• Goal: Extract the whole listing as it stands. Do not include the pictures.

• Information supplied:

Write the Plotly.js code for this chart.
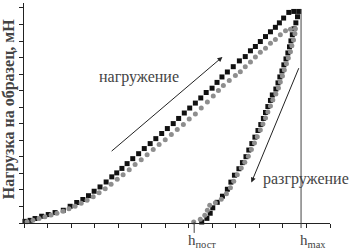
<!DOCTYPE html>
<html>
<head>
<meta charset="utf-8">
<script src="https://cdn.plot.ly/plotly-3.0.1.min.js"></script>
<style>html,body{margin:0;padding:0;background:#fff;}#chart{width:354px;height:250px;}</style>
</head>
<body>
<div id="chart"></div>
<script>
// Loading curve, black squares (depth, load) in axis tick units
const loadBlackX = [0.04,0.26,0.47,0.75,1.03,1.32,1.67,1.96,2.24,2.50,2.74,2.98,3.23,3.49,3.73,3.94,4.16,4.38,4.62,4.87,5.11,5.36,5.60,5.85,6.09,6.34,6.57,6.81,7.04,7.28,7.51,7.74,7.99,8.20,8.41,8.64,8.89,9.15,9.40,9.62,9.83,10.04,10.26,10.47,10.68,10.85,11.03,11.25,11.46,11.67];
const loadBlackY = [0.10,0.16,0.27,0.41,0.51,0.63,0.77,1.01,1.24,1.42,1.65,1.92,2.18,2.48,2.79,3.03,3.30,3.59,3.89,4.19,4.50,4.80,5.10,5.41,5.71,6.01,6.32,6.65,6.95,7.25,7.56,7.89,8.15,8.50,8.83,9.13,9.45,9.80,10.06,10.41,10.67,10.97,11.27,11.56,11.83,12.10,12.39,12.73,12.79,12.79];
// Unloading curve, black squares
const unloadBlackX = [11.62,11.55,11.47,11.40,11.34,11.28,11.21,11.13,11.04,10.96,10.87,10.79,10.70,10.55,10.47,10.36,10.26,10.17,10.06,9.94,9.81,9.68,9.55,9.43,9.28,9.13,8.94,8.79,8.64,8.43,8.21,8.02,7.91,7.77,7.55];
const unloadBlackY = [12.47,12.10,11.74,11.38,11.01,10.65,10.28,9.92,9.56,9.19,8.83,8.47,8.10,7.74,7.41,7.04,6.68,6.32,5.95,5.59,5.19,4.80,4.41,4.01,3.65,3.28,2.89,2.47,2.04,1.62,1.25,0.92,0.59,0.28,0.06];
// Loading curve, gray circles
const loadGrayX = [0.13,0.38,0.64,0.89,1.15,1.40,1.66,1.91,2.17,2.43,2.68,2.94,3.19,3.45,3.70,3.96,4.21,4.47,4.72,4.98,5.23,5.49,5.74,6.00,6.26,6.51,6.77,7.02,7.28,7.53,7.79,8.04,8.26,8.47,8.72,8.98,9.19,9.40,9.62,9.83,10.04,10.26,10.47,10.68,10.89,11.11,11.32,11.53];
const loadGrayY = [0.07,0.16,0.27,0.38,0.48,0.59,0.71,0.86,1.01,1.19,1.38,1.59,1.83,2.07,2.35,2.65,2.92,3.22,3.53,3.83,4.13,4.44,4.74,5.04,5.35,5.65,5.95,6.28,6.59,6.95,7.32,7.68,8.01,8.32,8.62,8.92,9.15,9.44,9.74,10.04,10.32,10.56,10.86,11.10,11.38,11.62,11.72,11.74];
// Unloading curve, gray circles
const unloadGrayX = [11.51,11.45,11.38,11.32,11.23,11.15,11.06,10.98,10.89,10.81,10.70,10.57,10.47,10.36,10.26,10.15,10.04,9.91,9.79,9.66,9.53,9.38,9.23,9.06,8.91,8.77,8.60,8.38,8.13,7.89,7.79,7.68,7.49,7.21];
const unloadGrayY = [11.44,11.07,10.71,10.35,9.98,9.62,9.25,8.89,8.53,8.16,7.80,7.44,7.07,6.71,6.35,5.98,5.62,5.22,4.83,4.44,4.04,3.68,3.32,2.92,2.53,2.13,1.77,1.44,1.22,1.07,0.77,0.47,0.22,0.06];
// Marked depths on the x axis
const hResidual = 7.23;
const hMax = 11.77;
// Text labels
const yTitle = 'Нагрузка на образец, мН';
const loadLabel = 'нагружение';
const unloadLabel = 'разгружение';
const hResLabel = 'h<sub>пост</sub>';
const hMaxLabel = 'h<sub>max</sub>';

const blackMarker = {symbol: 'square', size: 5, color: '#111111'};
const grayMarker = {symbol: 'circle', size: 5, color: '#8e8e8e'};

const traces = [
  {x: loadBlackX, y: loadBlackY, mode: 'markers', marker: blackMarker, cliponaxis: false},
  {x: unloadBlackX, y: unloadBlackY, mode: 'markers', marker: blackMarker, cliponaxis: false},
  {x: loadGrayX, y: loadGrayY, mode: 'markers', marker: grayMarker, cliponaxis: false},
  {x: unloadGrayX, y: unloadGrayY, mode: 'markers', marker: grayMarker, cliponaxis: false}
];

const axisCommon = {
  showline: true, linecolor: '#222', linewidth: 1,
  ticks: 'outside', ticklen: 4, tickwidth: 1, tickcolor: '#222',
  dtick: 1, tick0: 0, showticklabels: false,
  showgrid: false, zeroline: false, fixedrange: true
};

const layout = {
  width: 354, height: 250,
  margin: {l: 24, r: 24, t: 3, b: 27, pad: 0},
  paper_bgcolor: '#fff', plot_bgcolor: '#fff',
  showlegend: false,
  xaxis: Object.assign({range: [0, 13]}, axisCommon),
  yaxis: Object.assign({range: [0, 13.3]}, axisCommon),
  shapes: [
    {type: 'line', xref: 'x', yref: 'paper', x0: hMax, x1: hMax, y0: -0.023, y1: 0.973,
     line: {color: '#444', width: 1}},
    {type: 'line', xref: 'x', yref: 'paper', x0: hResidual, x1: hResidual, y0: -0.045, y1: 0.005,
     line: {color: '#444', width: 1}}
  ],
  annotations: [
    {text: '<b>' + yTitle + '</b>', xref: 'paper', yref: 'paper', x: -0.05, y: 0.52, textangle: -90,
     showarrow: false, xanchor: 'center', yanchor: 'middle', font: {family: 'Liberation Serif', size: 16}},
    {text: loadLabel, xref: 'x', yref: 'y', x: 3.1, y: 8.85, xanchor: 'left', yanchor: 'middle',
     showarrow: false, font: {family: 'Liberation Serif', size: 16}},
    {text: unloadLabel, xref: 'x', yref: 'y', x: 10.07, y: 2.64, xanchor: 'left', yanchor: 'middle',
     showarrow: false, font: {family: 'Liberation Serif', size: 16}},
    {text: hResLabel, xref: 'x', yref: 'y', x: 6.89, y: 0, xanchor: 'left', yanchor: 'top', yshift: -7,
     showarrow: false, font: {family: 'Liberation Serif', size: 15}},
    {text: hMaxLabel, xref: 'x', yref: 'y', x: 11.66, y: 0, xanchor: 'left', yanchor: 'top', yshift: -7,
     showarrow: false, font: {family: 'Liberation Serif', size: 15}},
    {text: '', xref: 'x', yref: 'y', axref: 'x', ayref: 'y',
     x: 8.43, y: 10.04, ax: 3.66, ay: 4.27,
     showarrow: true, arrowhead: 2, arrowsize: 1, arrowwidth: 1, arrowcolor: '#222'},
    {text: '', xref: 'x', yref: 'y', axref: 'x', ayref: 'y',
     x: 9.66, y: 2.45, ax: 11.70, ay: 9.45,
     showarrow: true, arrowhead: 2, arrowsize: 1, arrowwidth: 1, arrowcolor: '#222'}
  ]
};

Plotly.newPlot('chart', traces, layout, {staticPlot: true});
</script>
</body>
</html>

• Result of this exercise:
Write the Plotly.js code for this chart.
<!DOCTYPE html>
<html>
<head>
<meta charset="utf-8">
<script src="https://cdn.plot.ly/plotly-3.0.1.min.js"></script>
<style>html,body{margin:0;padding:0;background:#fff;}#chart{width:354px;height:250px;}</style>
</head>
<body>
<div id="chart"></div>
<script>
// Loading curve, black squares (depth, load) in axis tick units
const loadBlackX = [0.04,0.26,0.47,0.75,1.03,1.32,1.67,1.96,2.24,2.50,2.74,2.98,3.23,3.49,3.73,3.94,4.16,4.38,4.62,4.87,5.11,5.36,5.60,5.85,6.09,6.34,6.57,6.81,7.04,7.28,7.51,7.74,7.99,8.20,8.41,8.64,8.89,9.15,9.40,9.62,9.83,10.04,10.26,10.47,10.68,10.85,11.03,11.25,11.46,11.67];
const loadBlackY = [0.10,0.16,0.27,0.41,0.51,0.63,0.77,1.01,1.24,1.42,1.65,1.92,2.18,2.48,2.79,3.03,3.30,3.59,3.89,4.19,4.50,4.80,5.10,5.41,5.71,6.01,6.32,6.65,6.95,7.25,7.56,7.89,8.15,8.50,8.83,9.13,9.45,9.80,10.06,10.41,10.67,10.97,11.27,11.56,11.83,12.10,12.39,12.73,12.79,12.79];
// Unloading curve, black squares
const unloadBlackX = [11.62,11.55,11.47,11.40,11.34,11.28,11.21,11.13,11.04,10.96,10.87,10.79,10.70,10.55,10.47,10.36,10.26,10.17,10.06,9.94,9.81,9.68,9.55,9.43,9.28,9.13,8.94,8.79,8.64,8.43,8.21,8.02,7.91,7.77,7.55];
const unloadBlackY = [12.47,12.10,11.74,11.38,11.01,10.65,10.28,9.92,9.56,9.19,8.83,8.47,8.10,7.74,7.41,7.04,6.68,6.32,5.95,5.59,5.19,4.80,4.41,4.01,3.65,3.28,2.89,2.47,2.04,1.62,1.25,0.92,0.59,0.28,0.06];
// Loading curve, gray circles
const loadGrayX = [0.13,0.38,0.64,0.89,1.15,1.40,1.66,1.91,2.17,2.43,2.68,2.94,3.19,3.45,3.70,3.96,4.21,4.47,4.72,4.98,5.23,5.49,5.74,6.00,6.26,6.51,6.77,7.02,7.28,7.53,7.79,8.04,8.26,8.47,8.72,8.98,9.19,9.40,9.62,9.83,10.04,10.26,10.47,10.68,10.89,11.11,11.32,11.53];
const loadGrayY = [0.07,0.16,0.27,0.38,0.48,0.59,0.71,0.86,1.01,1.19,1.38,1.59,1.83,2.07,2.35,2.65,2.92,3.22,3.53,3.83,4.13,4.44,4.74,5.04,5.35,5.65,5.95,6.28,6.59,6.95,7.32,7.68,8.01,8.32,8.62,8.92,9.15,9.44,9.74,10.04,10.32,10.56,10.86,11.10,11.38,11.62,11.72,11.74];
// Unloading curve, gray circles
const unloadGrayX = [11.51,11.45,11.38,11.32,11.23,11.15,11.06,10.98,10.89,10.81,10.70,10.57,10.47,10.36,10.26,10.15,10.04,9.91,9.79,9.66,9.53,9.38,9.23,9.06,8.91,8.77,8.60,8.38,8.13,7.89,7.79,7.68,7.49,7.21];
const unloadGrayY = [11.44,11.07,10.71,10.35,9.98,9.62,9.25,8.89,8.53,8.16,7.80,7.44,7.07,6.71,6.35,5.98,5.62,5.22,4.83,4.44,4.04,3.68,3.32,2.92,2.53,2.13,1.77,1.44,1.22,1.07,0.77,0.47,0.22,0.06];
// Marked depths on the x axis
const hResidual = 7.23;
const hMax = 11.77;
// Text labels
const yTitle = 'Нагрузка на образец, мН';
const loadLabel = 'нагружение';
const unloadLabel = 'разгружение';
const hResLabel = 'h<sub>пост</sub>';
const hMaxLabel = 'h<sub>max</sub>';

const blackMarker = {symbol: 'square', size: 5, color: '#111111'};
const grayMarker = {symbol: 'circle', size: 5, color: '#8e8e8e'};

const traces = [
  {x: loadBlackX, y: loadBlackY, mode: 'markers', marker: blackMarker, cliponaxis: false},
  {x: unloadBlackX, y: unloadBlackY, mode: 'markers', marker: blackMarker, cliponaxis: false},
  {x: loadGrayX, y: loadGrayY, mode: 'markers', marker: grayMarker, cliponaxis: false},
  {x: unloadGrayX, y: unloadGrayY, mode: 'markers', marker: grayMarker, cliponaxis: false}
];

const axisCommon = {
  showline: true, linecolor: '#222', linewidth: 1,
  ticks: 'outside', ticklen: 4, tickwidth: 1, tickcolor: '#222',
  dtick: 1, tick0: 0, showticklabels: false,
  showgrid: false, zeroline: false, fixedrange: true
};

const layout = {
  width: 354, height: 250,
  margin: {l: 24, r: 24, t: 3, b: 27, pad: 0},
  paper_bgcolor: '#fff', plot_bgcolor: '#fff',
  showlegend: false,
  xaxis: Object.assign({range: [0, 13]}, axisCommon),
  yaxis: Object.assign({range: [0, 13.3]}, axisCommon),
  shapes: [
    {type: 'line', xref: 'x', yref: 'paper', x0: hMax, x1: hMax, y0: -0.023, y1: 0.973,
     line: {color: '#444', width: 1}},
    {type: 'line', xref: 'x', yref: 'paper', x0: hResidual, x1: hResidual, y0: -0.045, y1: 0.005,
     line: {color: '#444', width: 1}}
  ],
  annotations: [
    {text: '<b>' + yTitle + '</b>', xref: 'paper', yref: 'paper', x: -0.05, y: 0.52, textangle: -90,
     showarrow: false, xanchor: 'center', yanchor: 'middle', font: {family: 'Liberation Serif', size: 16}},
    {text: loadLabel, xref: 'x', yref: 'y', x: 3.1, y: 8.85, xanchor: 'left', yanchor: 'middle',
     showarrow: false, font: {family: 'Liberation Serif', size: 16}},
    {text: unloadLabel, xref: 'x', yref: 'y', x: 10.07, y: 2.64, xanchor: 'left', yanchor: 'middle',
     showarrow: false, font: {family: 'Liberation Serif', size: 16}},
    {text: hResLabel, xref: 'x', yref: 'y', x: 6.89, y: 0, xanchor: 'left', yanchor: 'top', yshift: -7,
     showarrow: false, font: {family: 'Liberation Serif', size: 15}},
    {text: hMaxLabel, xref: 'x', yref: 'y', x: 11.66, y: 0, xanchor: 'left', yanchor: 'top', yshift: -7,
     showarrow: false, font: {family: 'Liberation Serif', size: 15}},
    {text: '', xref: 'x', yref: 'y', axref: 'x', ayref: 'y',
     x: 8.43, y: 10.04, ax: 3.66, ay: 4.27,
     showarrow: true, arrowhead: 2, arrowsize: 1, arrowwidth: 1, arrowcolor: '#222'},
    {text: '', xref: 'x', yref: 'y', axref: 'x', ayref: 'y',
     x: 9.66, y: 2.45, ax: 11.70, ay: 9.45,
     showarrow: true, arrowhead: 2, arrowsize: 1, arrowwidth: 1, arrowcolor: '#222'}
  ]
};

Plotly.newPlot('chart', traces, layout, {staticPlot: true});
</script>
</body>
</html>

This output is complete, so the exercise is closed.